DATA EXCERPT
━━━━━━━━━━━━━━━━━━━━━━━━━━━━━━
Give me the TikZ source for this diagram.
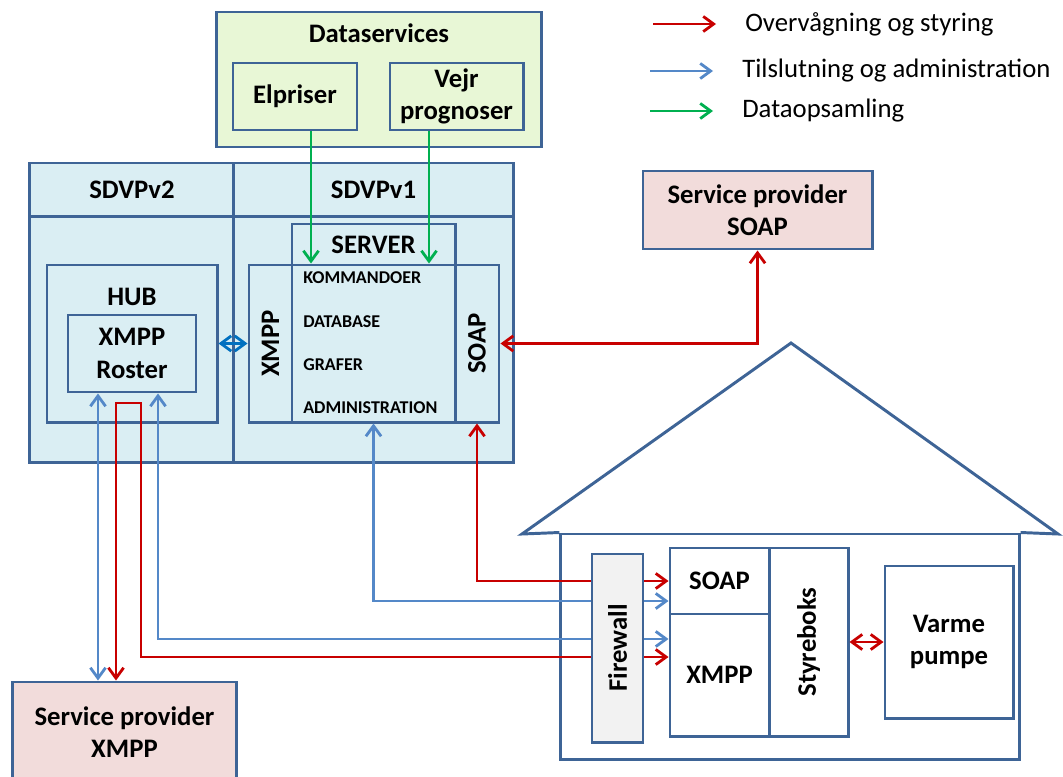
\documentclass[tikz,border=0pt]{standalone}
\usepackage{fontspec}
\setmainfont{Carlito}
\usepackage{xcolor}
\usetikzlibrary{arrows.meta}

\definecolor{linec}{RGB}{62,100,150}
\definecolor{skyfill}{RGB}{218,238,243}
\definecolor{leaffill}{RGB}{232,247,214}
\definecolor{rosefill}{RGB}{242,220,219}
\definecolor{wallfill}{RGB}{242,242,242}
\definecolor{ctrlred}{RGB}{200,0,0}
\definecolor{admblue}{RGB}{84,136,200}
\definecolor{hubblue}{RGB}{0,112,192}
\definecolor{datagreen}{RGB}{0,176,80}

\begin{document}
\begin{tikzpicture}[x=0.025cm, y=-0.025cm,
  >={Straight Barb[length=2.6mm,width=3.8mm]},
  font=\bfseries\fontsize{19}{23}\selectfont,
  box/.style={draw=linec, line width=2.1pt, inner sep=0pt, align=center},
  rot/.style={rotate=90},
  item/.style={anchor=west, inner sep=0pt, font=\bfseries\fontsize{12.8}{14}\selectfont},
  legtxt/.style={anchor=west, inner sep=0pt, font=\mdseries\fontsize{19}{23}\selectfont},
  redarr/.style={ctrlred, line width=2pt},
  bluearr/.style={admblue, line width=2pt},
  greenarr/.style={datagreen, line width=2pt},
  ]
  \useasboundingbox (0,0) rectangle (1063,776);

  % Dataservices
  \node[box, fill=leaffill, minimum width=8.1cm, minimum height=3.375cm] (dataserv) at (379,79.5) {};
  \node (tdata) at (379,33) {Dataservices};
  \node[box, minimum width=3.1cm, minimum height=1.675cm] (elpris) at (295,96.5) {Elpriser};
  \node[box, minimum width=3.325cm, minimum height=1.675cm] (vejr) at (456.5,96.5) {Vejr\\prognoser};

  % SDVP
  \node[box, fill=skyfill, minimum width=5.1cm, minimum height=1.35cm] (sdvp2h) at (132,190) {SDVPv2};
  \node[box, fill=skyfill, minimum width=6.975cm, minimum height=1.35cm] (sdvp1h) at (373.5,190) {SDVPv1};
  \node[box, fill=skyfill, minimum width=5.1cm, minimum height=6.125cm] (sdvp2) at (132,339.5) {};
  \node[box, fill=skyfill, minimum width=6.975cm, minimum height=6.125cm] (sdvp1) at (373.5,339.5) {};

  \node[box, minimum width=4.25cm, minimum height=3.925cm] (hub) at (132,343.5) {};
  \node (thub) at (132,297) {HUB};
  \node[box, minimum width=3.2cm, minimum height=1.925cm] (roster) at (132,353.5) {XMPP\\Roster};

  \node[box, minimum width=4.075cm, minimum height=1.025cm] (srvhead) at (373.5,244.5) {SERVER};
  \node[box, minimum width=1.075cm, minimum height=3.925cm, label={[rot]center:XMPP}] (srvxmpp) at (270.5,343.5) {};
  \node[box, minimum width=4.075cm, minimum height=3.925cm] (srvmid) at (373.5,343.5) {};
  \node[box, minimum width=1.1cm, minimum height=3.925cm, label={[rot]center:SOAP}] (srvsoap) at (477,343.5) {};
  \node[item] (tkom) at (303,278) {KOMMANDOER};
  \node[item] (tdb) at (303,322) {DATABASE};
  \node[item] (tgraf) at (303,365) {GRAFER};
  \node[item] (tadm) at (303,408) {ADMINISTRATION};

  % Service providers
  \node[box, fill=rosefill, minimum width=5.725cm, minimum height=1.95cm] (spsoap) at (757.5,210) {Service provider\\SOAP};
  \node[box, fill=rosefill, minimum width=5.575cm, minimum height=2.5cm] (spxmpp) at (124.5,732) {Service provider\\XMPP};

  % House
  \node[box, minimum width=11.45cm, minimum height=5.625cm] (house) at (790,646.5) {};
  \draw[linec, line width=2.1pt] (house.north west) -- (522,534) -- (791,343) -- (1058,534) -- (house.north east);
  \node[box, minimum width=2.475cm, minimum height=1.65cm] (hsoap) at (719.5,581) {SOAP};
  \node[box, minimum width=2.475cm, minimum height=3.05cm] (hxmpp) at (719.5,675) {XMPP};
  \node[box, minimum width=1.975cm, minimum height=4.7cm, label={[rot]center:Styreboks}] (styre) at (808.5,642) {};
  \node[box, minimum width=3.2cm, minimum height=3.8cm] (varme) at (949,642) {Varme\\pumpe};

  % Arrows
  \draw[greenarr, ->] ([xshift=0.4cm]elpris.south) -- ([xshift=0.4cm]elpris.south |- srvmid.north);
  \draw[greenarr, ->] ([xshift=-0.6875cm]vejr.south) -- ([xshift=-0.6875cm]vejr.south |- srvmid.north);
  \draw[hubblue, line width=2pt, <->] (hub.east) -- (srvxmpp.west);
  \draw[redarr, <->] (spsoap.south) |- (srvsoap.east);
  \draw[redarr, <->] (srvsoap.south) |- (hsoap.west);
  \draw[bluearr, <->] (srvmid.south) |- ([yshift=-0.5cm]hsoap.west);
  \draw[bluearr, <->] ([xshift=0.65cm]roster.south) |- ([yshift=0.9cm]hxmpp.west);
  \draw[bluearr, <->] ([xshift=-0.85cm]roster.south) -- ([xshift=-0.85cm]roster.south |- spxmpp.north);
  \coordinate (rbend) at (141,403);
  \draw[redarr, <->] ([yshift=0.45cm]hxmpp.west) -| (rbend) -| ([xshift=-0.2125cm]spxmpp.north);
  \draw[redarr, <->] (styre.east) -- (varme.west);

  \node[box, fill=wallfill, minimum width=1.275cm, minimum height=4.7cm, label={[rot]center:Firewall}] (firewall) at (617.5,648) {};

  % Legend
  \coordinate (l1a) at (653,24); \coordinate (l1b) at (716,24);
  \coordinate (l2a) at (650,71); \coordinate (l2b) at (713,71);
  \coordinate (l3a) at (650,111); \coordinate (l3b) at (713,111);
  \draw[redarr, ->] (l1a) -- (l1b);
  \draw[bluearr, ->] (l2a) -- (l2b);
  \draw[greenarr, ->] (l3a) -- (l3b);
  \node[legtxt] (leg1) at (745,24) {Overvågning og styring};
  \node[legtxt] (leg2) at (742,71) {Tilslutning og administration};
  \node[legtxt] (leg3) at (742,111) {Dataopsamling};
\end{tikzpicture}
\end{document}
━━━━━━━━━━━━━━━━━━━━━━━━━━━━━━
GIVEN REQUEST
Pictures are excluded; extract exactly the lines from the start of the data through the line that holds "minimum width=3.325cm, minimum", both ends included.

RESPONSE
Give me the TikZ source for this diagram.
\documentclass[tikz,border=0pt]{standalone}
\usepackage{fontspec}
\setmainfont{Carlito}
\usepackage{xcolor}
\usetikzlibrary{arrows.meta}

\definecolor{linec}{RGB}{62,100,150}
\definecolor{skyfill}{RGB}{218,238,243}
\definecolor{leaffill}{RGB}{232,247,214}
\definecolor{rosefill}{RGB}{242,220,219}
\definecolor{wallfill}{RGB}{242,242,242}
\definecolor{ctrlred}{RGB}{200,0,0}
\definecolor{admblue}{RGB}{84,136,200}
\definecolor{hubblue}{RGB}{0,112,192}
\definecolor{datagreen}{RGB}{0,176,80}

\begin{document}
\begin{tikzpicture}[x=0.025cm, y=-0.025cm,
  >={Straight Barb[length=2.6mm,width=3.8mm]},
  font=\bfseries\fontsize{19}{23}\selectfont,
  box/.style={draw=linec, line width=2.1pt, inner sep=0pt, align=center},
  rot/.style={rotate=90},
  item/.style={anchor=west, inner sep=0pt, font=\bfseries\fontsize{12.8}{14}\selectfont},
  legtxt/.style={anchor=west, inner sep=0pt, font=\mdseries\fontsize{19}{23}\selectfont},
  redarr/.style={ctrlred, line width=2pt},
  bluearr/.style={admblue, line width=2pt},
  greenarr/.style={datagreen, line width=2pt},
  ]
  \useasboundingbox (0,0) rectangle (1063,776);

  % Dataservices
  \node[box, fill=leaffill, minimum width=8.1cm, minimum height=3.375cm] (dataserv) at (379,79.5) {};
  \node (tdata) at (379,33) {Dataservices};
  \node[box, minimum width=3.1cm, minimum height=1.675cm] (elpris) at (295,96.5) {Elpriser};
  \node[box, minimum width=3.325cm, minimum height=1.675cm] (vejr) at (456.5,96.5) {Vejr\\prognoser};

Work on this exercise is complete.